Tyehimba Jess (born Detroit) is an American poet.
He graduated from the University of Chicago, and New York University, with an MFA. He teaches poetry and fiction at CUNY College of Staten Island and is the faculty adviser for Caesura, the university's literary arts magazine.
In April 2016 Tyehimba Jess released OLIO, “part fact, part fiction….sonnet, song and narrative to examine the lives of mostly unrecorded African American performers….” In his book he writes some poems in reference to Edmonia Lewis, John William Boone, Henry Box Brown, Paul Laurence Dunbar, Fisk Jubilee Singers, Ernest Hogan, Sissieretta Jones, Scott Joplin, Millie and Christine McKoy, Booker T. Washington, Blind Tom Wiggins, Bert Williams and George Walker.
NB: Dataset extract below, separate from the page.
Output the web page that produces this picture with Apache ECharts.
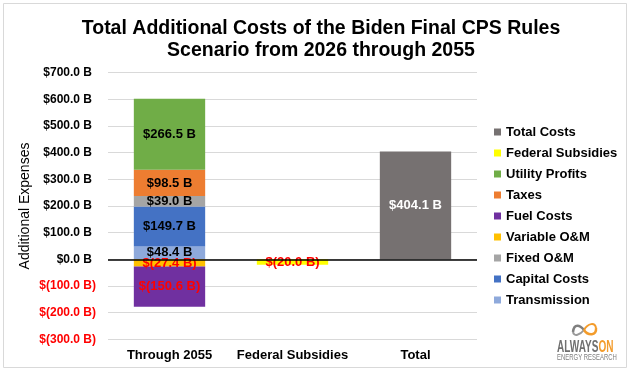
<!DOCTYPE html>
<html><head><meta charset="utf-8">
<script src="https://cdn.jsdelivr.net/npm/echarts@6/dist/echarts.min.js"></script>
<style>html,body{margin:0;padding:0;background:#fff}#c{width:631px;height:371px}</style>
</head><body><div id="c"></div>
<script>
const categories = ['Through 2055', 'Federal Subsidies', 'Total'];
const transmission = [48.4, '-', '-'];
const capitalCosts = [149.7, '-', '-'];
const fixedOM = [39.0, '-', '-'];
const taxes = [98.5, '-', '-'];
const utilityProfits = [266.5, '-', '-'];
const variableOM = [-27.4, '-', '-'];
const fuelCosts = [-150.6, '-', '-'];
const federalSubsidies = ['-', -20.0, '-'];
const totalCosts = ['-', '-', 404.1];
const legendOrder = ['Total Costs','Federal Subsidies','Utility Profits','Taxes','Fuel Costs','Variable O&M','Fixed O&M','Capital Costs','Transmission'];

const FONT = '"Liberation Sans", Arial, sans-serif';
function fmt(v){
  const a = Math.abs(v).toFixed(1);
  return v < 0 ? '$(' + a + ' B)' : '$' + a + ' B';
}
function mk(name, data, color, labelColor, extra){
  return Object.assign({
    name, type:'bar', stack:'s', data, barWidth:'58%',
    itemStyle:{color},
    label:{show:true, position:'inside', color:labelColor, fontFamily:FONT, fontWeight:'bold', fontSize:13,
      formatter:p=>fmt(p.value)},
    emphasis:{disabled:true}
  }, extra||{});
}
const chart = echarts.init(document.getElementById('c'));
chart.setOption({
  animation:false,
  title:{text:'Total Additional Costs of the Biden Final CPS Rules\nScenario from 2026 through 2055', left:316, top:13, textAlign:'center',
    textStyle:{fontFamily:FONT, fontWeight:'bold', fontSize:19.5, lineHeight:22, color:'#000'}},
  grid:{left:108, right:154, top:72.7, bottom:31.7},
  legend:{orient:'vertical', left:489, top:120, data:legendOrder, icon:'rect', itemWidth:7, itemHeight:7, itemGap:7,
    textStyle:{fontFamily:FONT, fontWeight:'bold', fontSize:13, lineHeight:14, color:'#000'}, selectedMode:false},
  xAxis:{type:'category', data:categories, axisLine:{show:false, onZero:false}, axisTick:{show:false},
    axisLabel:{interval:0, fontFamily:FONT, fontWeight:'bold', fontSize:13, color:'#000', margin:10}},
  yAxis:{type:'value', min:-300, max:700, interval:100,
    name:'Additional Expenses', nameLocation:'middle', nameGap:76, nameMoveOverlap:false,
    nameTextStyle:{fontFamily:FONT, fontSize:14, color:'#000'},
    axisLine:{show:false}, axisTick:{show:false},
    splitLine:{lineStyle:{color:'#D9D9D9', width:1}},
    axisLabel:{margin:12, formatter:v=> v<0 ? '{n|'+fmt(v)+'}' : '{p|'+fmt(v)+'}{h|)}',
      rich:{p:{fontFamily:FONT, fontWeight:'bold', fontSize:12, color:'#000'},
            n:{fontFamily:FONT, fontWeight:'bold', fontSize:12, color:'#FF0000'},
            h:{fontFamily:FONT, fontWeight:'bold', fontSize:12, color:'rgba(0,0,0,0)'}}}},
  series:[
    mk('Transmission', transmission, '#8EA9DB', '#000', {markLine:{silent:true, symbol:'none', label:{show:false}, lineStyle:{color:'#000', width:1.5, type:'solid'}, data:[{yAxis:0}]}}),
    mk('Capital Costs', capitalCosts, '#4472C4', '#000'),
    mk('Fixed O&M', fixedOM, '#A5A5A5', '#000'),
    mk('Taxes', taxes, '#ED7D31', '#000'),
    mk('Utility Profits', utilityProfits, '#70AD47', '#000'),
    mk('Variable O&M', variableOM, '#FFC000', '#FF0000'),
    mk('Fuel Costs', fuelCosts, '#7030A0', '#FF0000'),
    mk('Federal Subsidies', federalSubsidies, '#FFFF00', '#FF0000'),
    mk('Total Costs', totalCosts, '#767171', '#FFFFFF')
  ],
  graphic:[
    {type:'rect', shape:{x:3.5, y:3.5, width:623, height:364}, style:{fill:'none', stroke:'#D9D9D9', lineWidth:1}, silent:true, z:-10},
    {type:'bezierCurve', silent:true, shape:{x1:573, y1:332, x2:584, y2:330, cpx1:574, cpy1:323, cpx2:580, cpy2:325}, style:{stroke:'#7F7F7F', lineWidth:2.5, fill:'none'}},
    {type:'bezierCurve', silent:true, shape:{x1:573, y1:332, x2:584, y2:330, cpx1:574, cpy1:337, cpx2:580, cpy2:335}, style:{stroke:'#9A9A9A', lineWidth:2, fill:'none'}},
    {type:'bezierCurve', silent:true, shape:{x1:584, y1:330, x2:596, y2:328, cpx1:588, cpy1:336, cpx2:597, cpy2:336}, style:{stroke:'#F39C2C', lineWidth:2.5, fill:'none'}},
    {type:'bezierCurve', silent:true, shape:{x1:584, y1:330, x2:596, y2:328, cpx1:588, cpy1:323, cpx2:595, cpy2:322}, style:{stroke:'#F39C2C', lineWidth:2, fill:'none'}},
    {type:'text', silent:true, x:557, y:347, scaleX:0.59, style:{text:'{a|ALWAYS}{b|ON}', textVerticalAlign:'middle',
      rich:{a:{font:'bold 17px '+FONT, fill:'#6F6F6F'}, b:{font:'bold 17px '+FONT, fill:'#F39C2C'}}}},
    {type:'text', silent:true, x:557, y:358, scaleX:0.7, style:{text:'ENERGY RESEARCH', font:'8.5px '+FONT, fill:'#7F7F7F', textVerticalAlign:'middle'}}
  ]
});
</script></body></html>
His work appeared in Soul Fires: Young Black Men on Love and Violence, Obsidian III: Literature in the African Diaspora, Power Lines: Ten Years of Poetry from Chicago's Guild Complex, and Slam: The Art of Performance Poetry.
Tyehimba Jess ... coaxes an astonishingly rich world from the wood and steel scraps of the life he finds before him. He chronicles the story of Leadbelly — the killer, the lover, the victim, the son, the greatest bluesman of his time—and he has the chops to animate this complex man.